- **What to do**
Please transcribe the listing below in full and word for word, without its pictures.

- **Recorded data**
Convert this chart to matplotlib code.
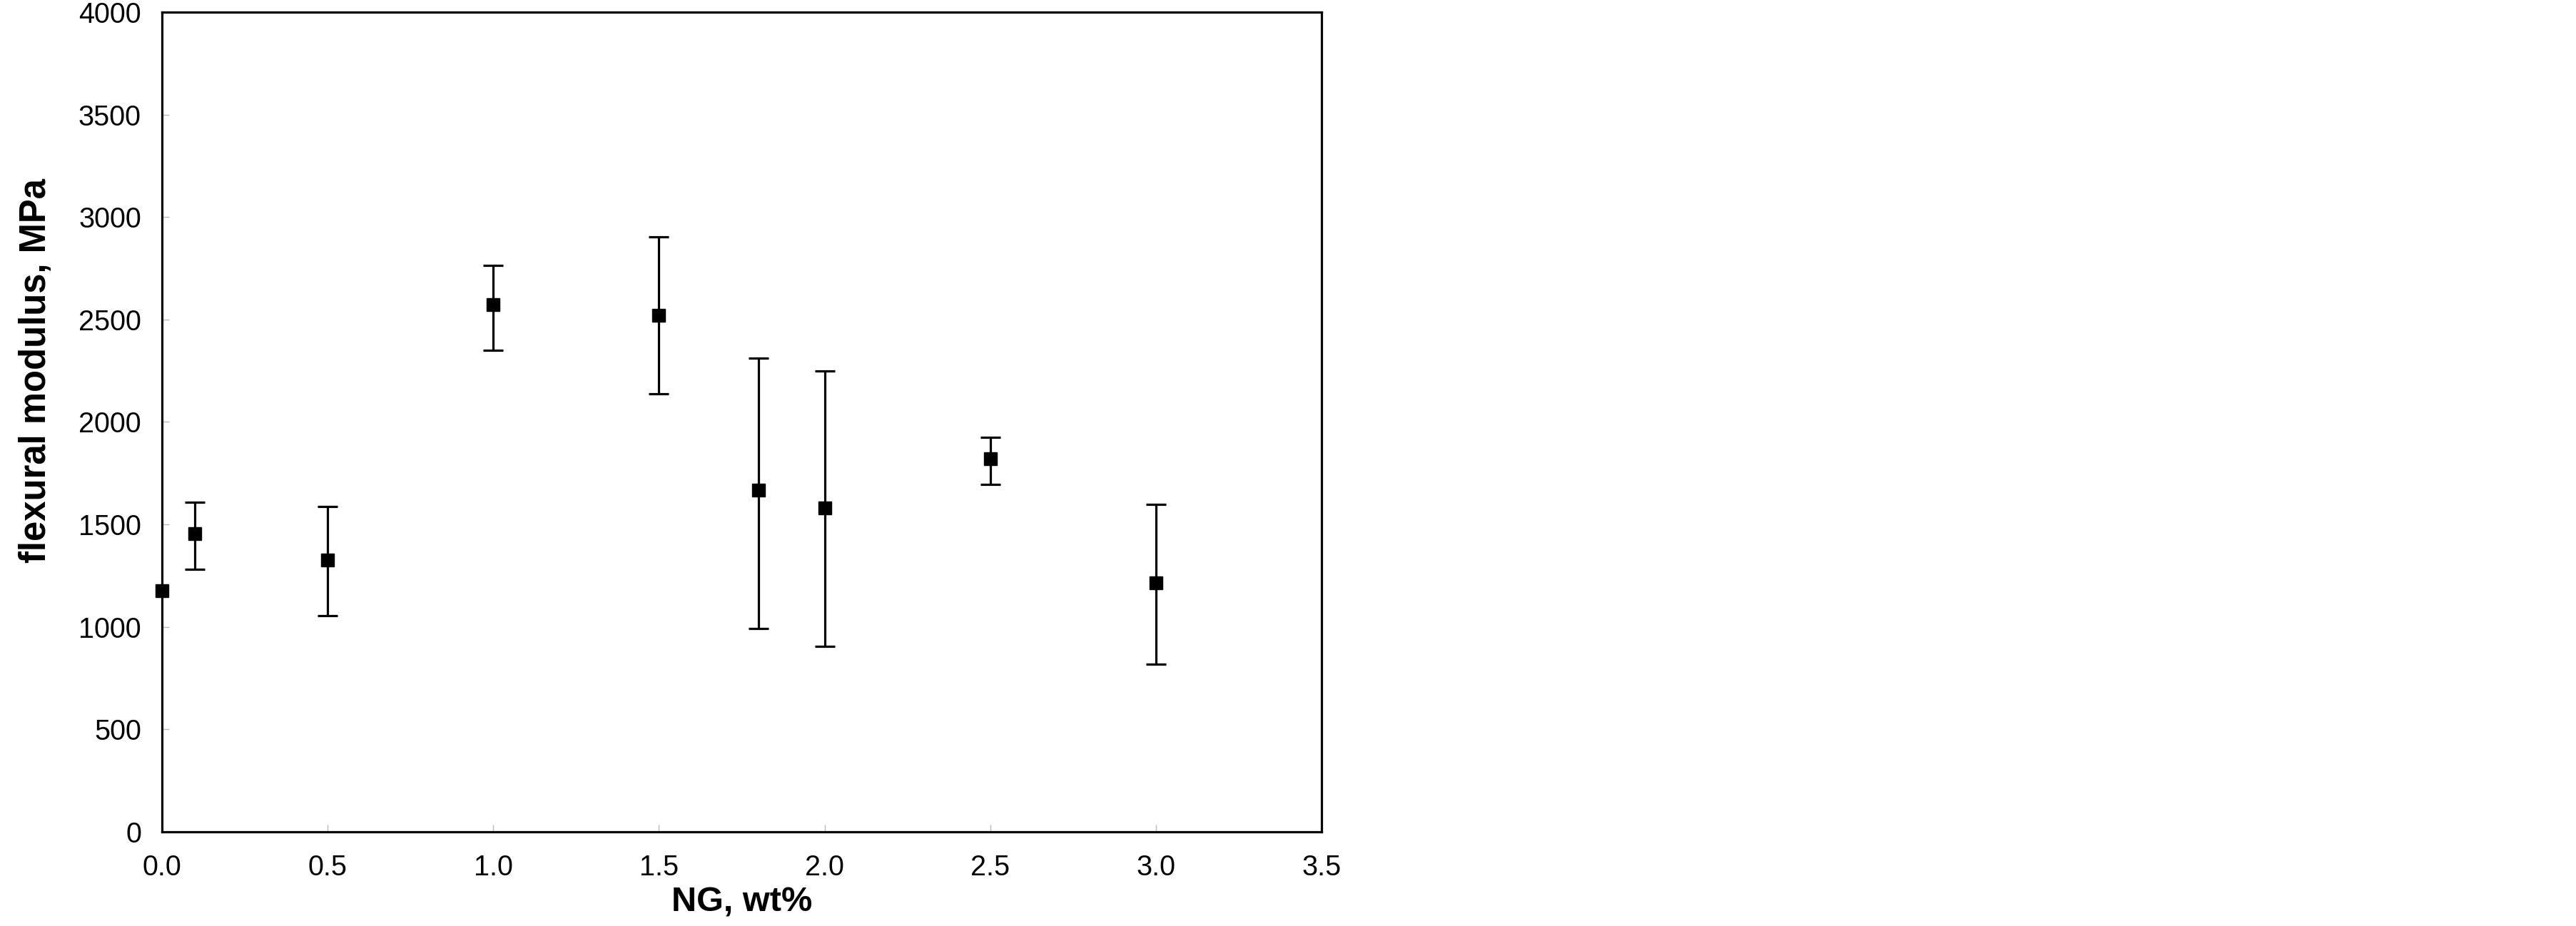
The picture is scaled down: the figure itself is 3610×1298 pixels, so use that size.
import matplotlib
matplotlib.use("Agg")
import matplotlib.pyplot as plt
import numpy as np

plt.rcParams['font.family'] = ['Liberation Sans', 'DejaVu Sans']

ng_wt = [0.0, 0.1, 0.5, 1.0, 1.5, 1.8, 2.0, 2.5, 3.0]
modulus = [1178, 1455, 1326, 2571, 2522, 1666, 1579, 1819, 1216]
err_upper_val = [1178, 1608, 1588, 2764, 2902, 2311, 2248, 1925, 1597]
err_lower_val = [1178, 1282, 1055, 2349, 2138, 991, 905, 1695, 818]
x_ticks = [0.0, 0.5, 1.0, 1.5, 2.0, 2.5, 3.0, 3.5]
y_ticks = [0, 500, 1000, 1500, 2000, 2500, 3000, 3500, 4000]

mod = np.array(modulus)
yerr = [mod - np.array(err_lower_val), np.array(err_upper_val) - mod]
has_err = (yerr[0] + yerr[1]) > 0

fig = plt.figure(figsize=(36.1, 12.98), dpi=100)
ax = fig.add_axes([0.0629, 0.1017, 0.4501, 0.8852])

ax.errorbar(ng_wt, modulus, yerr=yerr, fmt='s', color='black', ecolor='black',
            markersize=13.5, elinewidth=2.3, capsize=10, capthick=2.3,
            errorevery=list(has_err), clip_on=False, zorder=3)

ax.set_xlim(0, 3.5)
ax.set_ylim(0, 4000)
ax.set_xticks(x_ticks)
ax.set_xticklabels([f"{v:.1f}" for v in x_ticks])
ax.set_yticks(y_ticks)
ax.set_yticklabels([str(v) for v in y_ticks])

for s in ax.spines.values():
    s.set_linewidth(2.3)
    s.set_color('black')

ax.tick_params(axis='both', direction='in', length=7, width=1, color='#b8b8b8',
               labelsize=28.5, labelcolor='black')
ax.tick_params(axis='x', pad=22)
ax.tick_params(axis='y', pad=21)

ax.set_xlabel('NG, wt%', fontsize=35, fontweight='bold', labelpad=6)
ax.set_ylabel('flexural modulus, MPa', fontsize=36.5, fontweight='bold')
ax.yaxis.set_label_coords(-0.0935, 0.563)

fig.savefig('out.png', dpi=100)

- **Completed exercise**
Convert this chart to matplotlib code.
The picture is scaled down: the figure itself is 3610×1298 pixels, so use that size.
import matplotlib
matplotlib.use("Agg")
import matplotlib.pyplot as plt
import numpy as np

plt.rcParams['font.family'] = ['Liberation Sans', 'DejaVu Sans']

ng_wt = [0.0, 0.1, 0.5, 1.0, 1.5, 1.8, 2.0, 2.5, 3.0]
modulus = [1178, 1455, 1326, 2571, 2522, 1666, 1579, 1819, 1216]
err_upper_val = [1178, 1608, 1588, 2764, 2902, 2311, 2248, 1925, 1597]
err_lower_val = [1178, 1282, 1055, 2349, 2138, 991, 905, 1695, 818]
x_ticks = [0.0, 0.5, 1.0, 1.5, 2.0, 2.5, 3.0, 3.5]
y_ticks = [0, 500, 1000, 1500, 2000, 2500, 3000, 3500, 4000]

mod = np.array(modulus)
yerr = [mod - np.array(err_lower_val), np.array(err_upper_val) - mod]
has_err = (yerr[0] + yerr[1]) > 0

fig = plt.figure(figsize=(36.1, 12.98), dpi=100)
ax = fig.add_axes([0.0629, 0.1017, 0.4501, 0.8852])

ax.errorbar(ng_wt, modulus, yerr=yerr, fmt='s', color='black', ecolor='black',
            markersize=13.5, elinewidth=2.3, capsize=10, capthick=2.3,
            errorevery=list(has_err), clip_on=False, zorder=3)

ax.set_xlim(0, 3.5)
ax.set_ylim(0, 4000)
ax.set_xticks(x_ticks)
ax.set_xticklabels([f"{v:.1f}" for v in x_ticks])
ax.set_yticks(y_ticks)
ax.set_yticklabels([str(v) for v in y_ticks])

for s in ax.spines.values():
    s.set_linewidth(2.3)
    s.set_color('black')

ax.tick_params(axis='both', direction='in', length=7, width=1, color='#b8b8b8',
               labelsize=28.5, labelcolor='black')
ax.tick_params(axis='x', pad=22)
ax.tick_params(axis='y', pad=21)

ax.set_xlabel('NG, wt%', fontsize=35, fontweight='bold', labelpad=6)
ax.set_ylabel('flexural modulus, MPa', fontsize=36.5, fontweight='bold')
ax.yaxis.set_label_coords(-0.0935, 0.563)

fig.savefig('out.png', dpi=100)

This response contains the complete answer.